From the first line of the listing below, retype each line up to and including the one with "const voltageMinorTicks = [21"; pictures stay out.

◆ ◆ ◆

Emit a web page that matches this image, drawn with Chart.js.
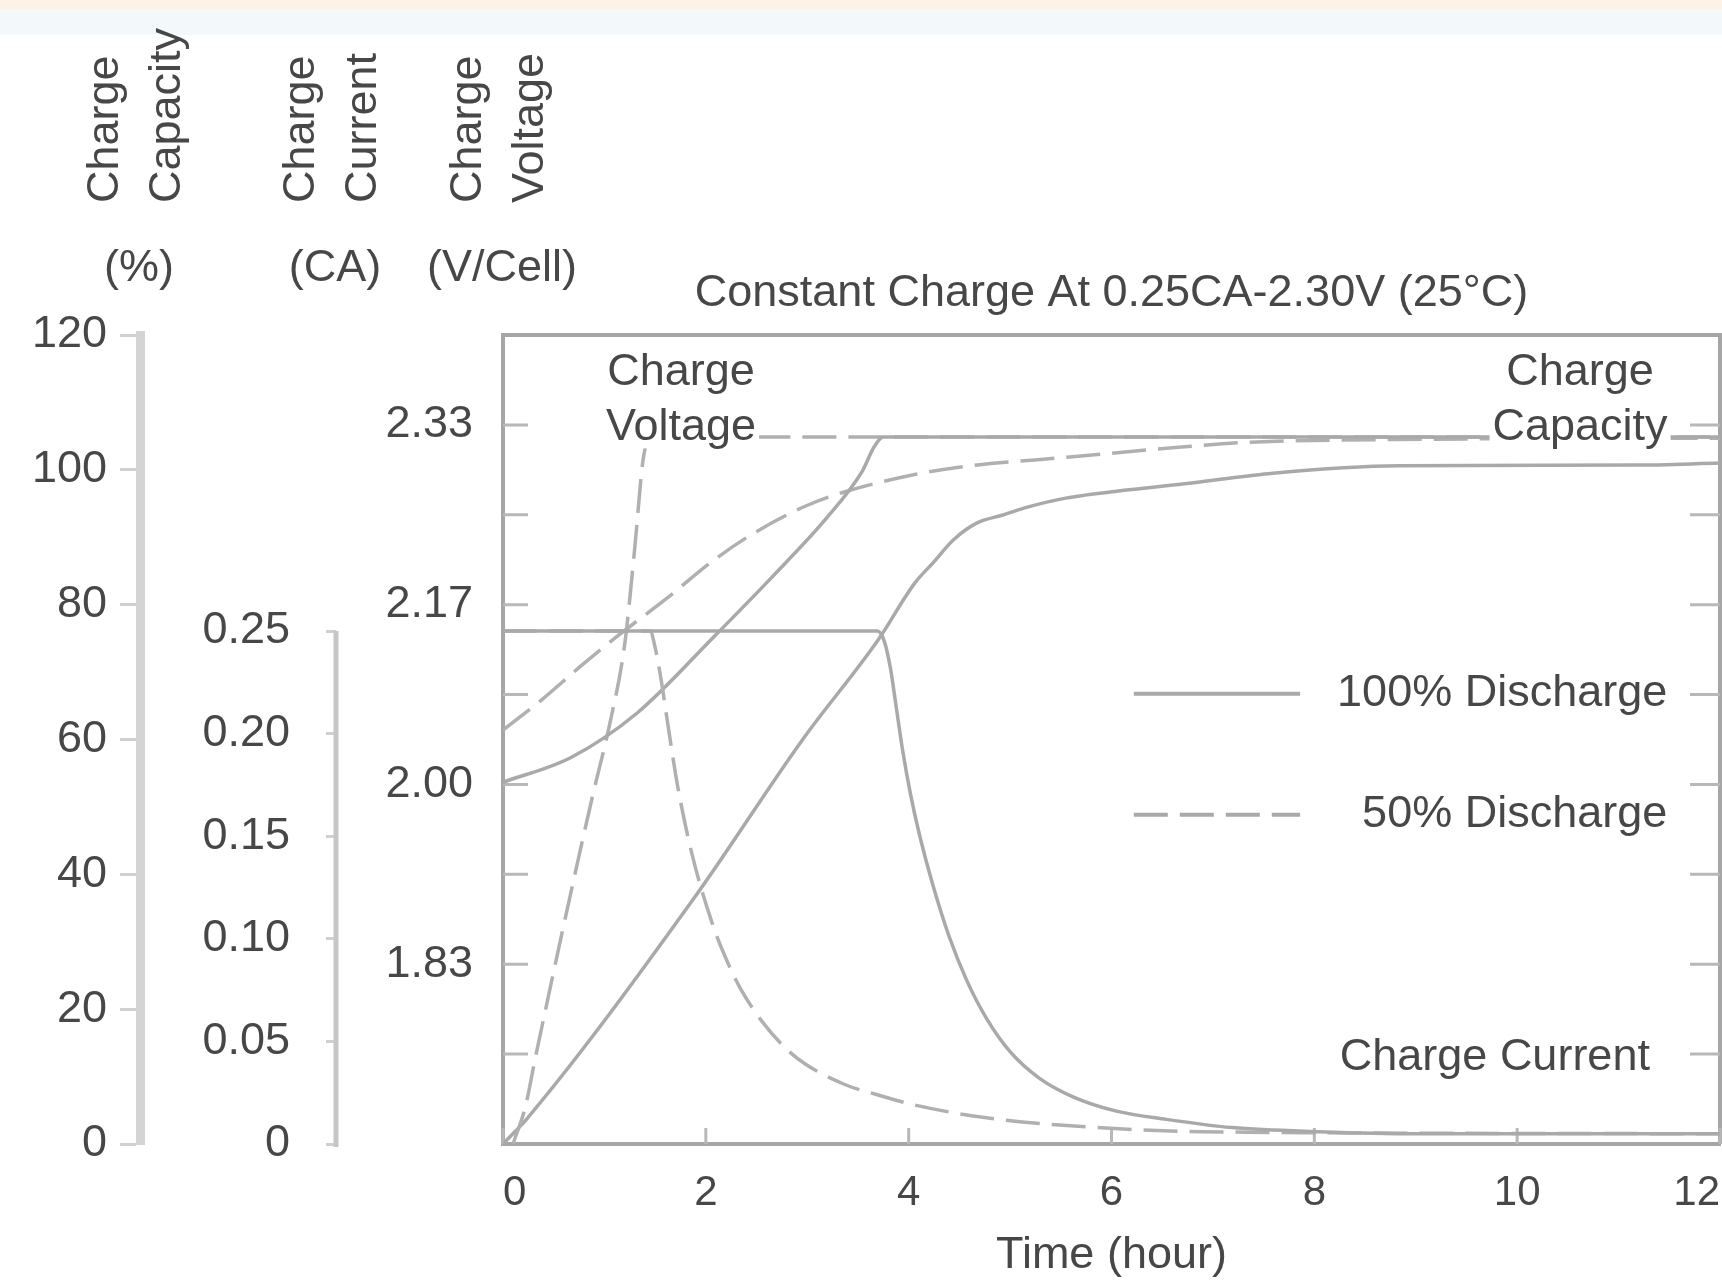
<!DOCTYPE html>
<html>
<head>
<meta charset="utf-8">
<script src="https://cdn.jsdelivr.net/npm/chart.js@4.4.1/dist/chart.umd.min.js"></script>
<style>
html,body{margin:0;padding:0;background:#fff;overflow:hidden}
canvas{display:block}
</style>
</head>
<body>
<canvas id="c" width="1722" height="1287"></canvas>
<script>
// ---------- data (time in hours) ----------
const xTickValues = [0, 2, 4, 6, 8, 10, 12];
const capacityTicks = [0, 20, 40, 60, 80, 100, 120];
const currentTicks = [0, 0.05, 0.10, 0.15, 0.20, 0.25];
const voltageTicks = [11 / 6, 12 / 6, 13 / 6, 14 / 6];
const voltageMinorTicks = [21 / 12, 22 / 12, 23 / 12, 24 / 12, 25 / 12, 26 / 12, 27 / 12, 28 / 12];

// Charge current (CA)
const current100Time = [0, 3.69, 3.76, 3.82, 3.88, 3.94, 4.02, 4.11, 4.24, 4.40, 4.57, 4.77, 5.00, 5.29, 5.62, 6.05, 6.54, 7.19, 8.05, 9.0, 12.0];
const current100 = [0.25, 0.25, 0.245, 0.232, 0.212, 0.192, 0.170, 0.150, 0.126, 0.101, 0.080, 0.061, 0.045, 0.032, 0.023, 0.016, 0.012, 0.008, 0.006, 0.005, 0.005];
const current50Time = [0, 1.45, 1.50, 1.56, 1.63, 1.72, 1.86, 2.06, 2.22, 2.35, 2.55, 2.78, 2.98, 3.37, 3.69, 4.06, 4.73, 5.56, 6.87, 12];
const current50 = [0.25, 0.25, 0.242, 0.226, 0.203, 0.175, 0.142, 0.108, 0.088, 0.075, 0.060, 0.047, 0.039, 0.029, 0.024, 0.019, 0.013, 0.009, 0.006, 0.005];

// Charge voltage (V/Cell)
const voltage100Time = [0, 0.67, 1.32, 2.08, 2.65, 3.20, 3.54, 3.66, 3.75, 12];
const voltage100 = [2.002, 2.025, 2.066, 2.137, 2.192, 2.248, 2.290, 2.313, 2.322, 2.322];
const voltage50Time = [0.10, 0.22, 0.32, 0.60, 0.89, 1.05, 1.20, 1.30, 1.38, 1.45, 12];
const voltage50 = [1.667, 1.701, 1.747, 1.870, 1.992, 2.055, 2.130, 2.220, 2.300, 2.322, 2.322];

// Charge capacity (%)
const capacity100Time = [0, 0.25, 1.89, 2.95, 3.70, 4.06, 4.24, 4.44, 4.67, 4.93, 5.18, 5.55, 6.15, 6.87, 7.59, 8.84, 11.16, 12];
const capacity100 = [0, 4.0, 36.6, 59.9, 74.8, 83.2, 86.2, 89.6, 92.1, 93.3, 94.5, 95.8, 97.0, 98.2, 99.5, 100.6, 100.7, 101.0];
const capacity50Time = [0, 0.39, 0.76, 1.10, 1.62, 2.07, 2.44, 2.98, 3.34, 4.06, 4.55, 5.59, 6.63, 7.37, 8.84, 12];
const capacity50 = [61.4, 66.0, 70.8, 75.0, 81.0, 86.5, 90.3, 94.6, 96.6, 99.3, 100.5, 101.9, 103.3, 104.1, 104.5, 104.7];

// ---------- texts ----------
const chartTitle = 'Constant Charge At 0.25CA-2.30V (25\u00B0C)';
const xTitle = 'Time (hour)';
const axisTitles = [
  { id: 'yC', lines: ['Charge', 'Capacity'], unit: '(%)' },
  { id: 'yI', lines: ['Charge', 'Current'], unit: '(CA)' },
  { id: 'yV', lines: ['Charge', 'Voltage'], unit: '(V/Cell)' }
];
const plotNotes = [
  { text: 'Charge', t: 1.755, v: 2.382, align: 'center', bg: true },
  { text: 'Voltage', t: 1.755, v: 2.331, align: 'center', bg: true },
  { text: 'Charge', t: 10.62, v: 2.382, align: 'center', bg: true },
  { text: 'Capacity', t: 10.62, v: 2.331, align: 'center', bg: true },
  { text: '100% Discharge', t: 11.48, v: 2.084, align: 'right' },
  { text: '50% Discharge', t: 11.48, v: 1.972, align: 'right' },
  { text: 'Charge Current', t: 9.78, v: 1.747, align: 'center' }
];
const legendSamples = [
  { t0: 6.22, t1: 7.86, v: 2.084, dash: [] },
  { t0: 6.22, t1: 7.86, v: 1.972, dash: [34, 12] }
];

// ---------- styles ----------
const FONT = "'Liberation Sans', Arial, sans-serif";
const FS = 45;
const TEXT = '#474747';
const SOLID = '#a9a9a9';
const DASHED = '#b0b0b0';
const FRAME = '#a6a6a6';
const DASH = [34, 12];

function pts(ts, vs) { return ts.map((t, i) => ({ x: t, y: vs[i] })); }
function series(ts, vs, axis, dashed) {
  return {
    data: pts(ts, vs), yAxisID: axis,
    borderColor: dashed ? DASHED : SOLID, borderWidth: 3.5,
    borderDash: dashed ? DASH : [],
    pointRadius: 0, fill: false, cubicInterpolationMode: 'monotone'
  };
}

const bgPlugin = {
  id: 'bg',
  beforeDraw(chart) {
    const c = chart.ctx;
    c.save();
    c.fillStyle = '#ffffff'; c.fillRect(0, 0, chart.width, chart.height);
    c.fillStyle = '#fcf3e6'; c.fillRect(0, 0, chart.width, 9);
    c.fillStyle = '#f3f9fb'; c.fillRect(0, 9, chart.width, 26);
    c.restore();
  }
};

const framePlugin = {
  id: 'frame',
  beforeDatasetsDraw(chart) {
    const { ctx, chartArea: a, scales } = chart;
    const v = scales.yV, x = scales.x, cur = scales.yI;
    ctx.save();
    ctx.strokeStyle = FRAME; ctx.lineWidth = 4;
    ctx.beginPath();
    ctx.moveTo(a.left, a.top); ctx.lineTo(a.right, a.top); ctx.lineTo(a.right, a.bottom);
    ctx.stroke();
    ctx.strokeStyle = '#b8b8b8'; ctx.lineWidth = 3;
    voltageMinorTicks.forEach(val => {
      const y = v.getPixelForValue(val);
      ctx.beginPath();
      ctx.moveTo(a.left, y); ctx.lineTo(a.left + 25, y);
      ctx.moveTo(a.right - 30, y); ctx.lineTo(a.right, y);
      ctx.stroke();
    });
    xTickValues.forEach(t => {
      const px = x.getPixelForValue(t);
      ctx.beginPath(); ctx.moveTo(px, a.bottom); ctx.lineTo(px, a.bottom - 16); ctx.stroke();
    });
    // current axis line only spans its labelled range
    ctx.strokeStyle = '#c6c6c6'; ctx.lineWidth = 5;
    ctx.beginPath();
    ctx.moveTo(cur.right, cur.getPixelForValue(currentTicks[currentTicks.length - 1]));
    ctx.lineTo(cur.right, a.bottom + 3);
    ctx.stroke();
    ctx.restore();
  }
};

const textPlugin = {
  id: 'texts',
  afterDatasetsDraw(chart) {
    const { ctx, scales } = chart;
    const x = scales.x, v = scales.yV;
    ctx.save();
    ctx.font = FS + 'px ' + FONT;
    ctx.textBaseline = 'middle';
    legendSamples.forEach(s => {
      ctx.strokeStyle = SOLID; ctx.lineWidth = 4; ctx.setLineDash(s.dash);
      const y = v.getPixelForValue(s.v);
      ctx.beginPath(); ctx.moveTo(x.getPixelForValue(s.t0), y); ctx.lineTo(x.getPixelForValue(s.t1), y); ctx.stroke();
    });
    ctx.setLineDash([]);
    plotNotes.forEach(n => {
      const px = x.getPixelForValue(n.t), py = v.getPixelForValue(n.v);
      ctx.textAlign = n.align;
      if (n.bg) {
        const w = ctx.measureText(n.text).width;
        const lx = n.align === 'center' ? px - w / 2 : (n.align === 'right' ? px - w : px);
        ctx.fillStyle = '#ffffff';
        ctx.fillRect(lx - 3, py - 21, w + 6, 42);
      }
      ctx.fillStyle = TEXT;
      ctx.fillText(n.text, px, py);
    });
    ctx.restore();
  },
  afterDraw(chart) {
    const { ctx, chartArea: a, scales } = chart;
    ctx.save();
    ctx.font = FS + 'px ' + FONT;
    ctx.fillStyle = TEXT;
    axisTitles.forEach(at => {
      const s = scales[at.id];
      const ax = s.right;
      at.lines.forEach((line, i) => {
        ctx.save();
        ctx.translate(ax - 3 + (i === 0 ? -31 : 31), a.top - 132);
        ctx.rotate(-Math.PI / 2);
        ctx.textAlign = 'left'; ctx.textBaseline = 'middle';
        ctx.fillText(line, 0, 0);
        ctx.restore();
      });
      ctx.textAlign = 'center'; ctx.textBaseline = 'middle';
      ctx.fillText(at.unit, ax - 1, a.top - 66);
    });
    ctx.restore();
  }
};

const xTickFont = { family: FONT, size: 42 };
const yTickFont = { family: FONT, size: 45 };

new Chart(document.getElementById('c'), {
  type: 'line',
  data: {
    datasets: [
      series(current100Time, current100, 'yI', false),
      series(current50Time, current50, 'yI', true),
      series(voltage100Time, voltage100, 'yV', false),
      series(voltage50Time, voltage50, 'yV', true),
      series(capacity100Time, capacity100, 'yC', false),
      series(capacity50Time, capacity50, 'yC', true)
    ]
  },
  options: {
    responsive: false,
    animation: false,
    devicePixelRatio: 1,
    layout: { padding: { top: 240, right: 2, bottom: 0, left: 0 } },
    plugins: {
      legend: { display: false },
      tooltip: { enabled: false },
      title: {
        display: true, text: chartTitle, fullSize: false, align: 'center',
        color: TEXT, font: { family: FONT, size: FS, weight: 'normal' },
        padding: { top: 27, bottom: 14 }
      }
    },
    scales: {
      x: {
        type: 'linear', position: 'bottom', min: 0, max: 12,
        afterBuildTicks: s => { s.ticks = xTickValues.map(val => ({ value: val })); },
        afterFit: s => { s.height = 143; s.paddingLeft = 0; s.paddingRight = 0; },
        grid: { drawOnChartArea: false, drawTicks: false },
        border: { color: FRAME, width: 4 },
        ticks: { color: TEXT, font: xTickFont, padding: 24, maxRotation: 0, autoSkip: false,
                 align: 'inner', callback: val => String(val) },
        title: { display: true, text: xTitle, color: TEXT,
                 font: { family: FONT, size: FS }, padding: { top: 0, bottom: 4 } }
      },
      yC: {
        type: 'linear', position: 'left', weight: 3, min: 0, max: 120,
        afterBuildTicks: s => { s.ticks = capacityTicks.map(val => ({ value: val })); },
        afterFit: s => { s.width = 140; },
        border: { color: '#d4d4d4', width: 9 },
        grid: { drawOnChartArea: false, drawTicks: true, tickLength: 20, tickColor: '#d0d0d0', tickWidth: 3 },
        ticks: { color: TEXT, font: yTickFont, padding: 13, callback: val => String(val) }
      },
      yI: {
        type: 'linear', position: 'left', weight: 2, min: 0, max: 0.3943,
        afterBuildTicks: s => { s.ticks = currentTicks.map(val => ({ value: val })); },
        afterFit: s => { s.width = 196; },
        border: { display: false },
        grid: { drawOnChartArea: false, drawTicks: true, tickLength: 10, tickColor: '#d0d0d0', tickWidth: 3 },
        ticks: { color: TEXT, font: yTickFont, padding: 36,
                 callback: val => (val === 0 ? '0' : Number(val).toFixed(2)) }
      },
      yV: {
        type: 'linear', position: 'left', weight: 1, min: 10 / 6, max: 14.5 / 6,
        afterBuildTicks: s => { s.ticks = voltageTicks.map(val => ({ value: val })); },
        afterFit: s => { s.width = 167; },
        border: { color: FRAME, width: 4 },
        grid: { drawOnChartArea: false, drawTicks: false },
        ticks: { color: TEXT, font: yTickFont, padding: 30, callback: val => Number(val).toFixed(2) }
      }
    }
  },
  plugins: [bgPlugin, framePlugin, textPlugin]
});
</script>
</body>
</html>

◆ ◆ ◆

▶ _Result for this task_
Emit a web page that matches this image, drawn with Chart.js.
<!DOCTYPE html>
<html>
<head>
<meta charset="utf-8">
<script src="https://cdn.jsdelivr.net/npm/chart.js@4.4.1/dist/chart.umd.min.js"></script>
<style>
html,body{margin:0;padding:0;background:#fff;overflow:hidden}
canvas{display:block}
</style>
</head>
<body>
<canvas id="c" width="1722" height="1287"></canvas>
<script>
// ---------- data (time in hours) ----------
const xTickValues = [0, 2, 4, 6, 8, 10, 12];
const capacityTicks = [0, 20, 40, 60, 80, 100, 120];
const currentTicks = [0, 0.05, 0.10, 0.15, 0.20, 0.25];
const voltageTicks = [11 / 6, 12 / 6, 13 / 6, 14 / 6];
const voltageMinorTicks = [21 / 12, 22 / 12, 23 / 12, 24 / 12, 25 / 12, 26 / 12, 27 / 12, 28 / 12];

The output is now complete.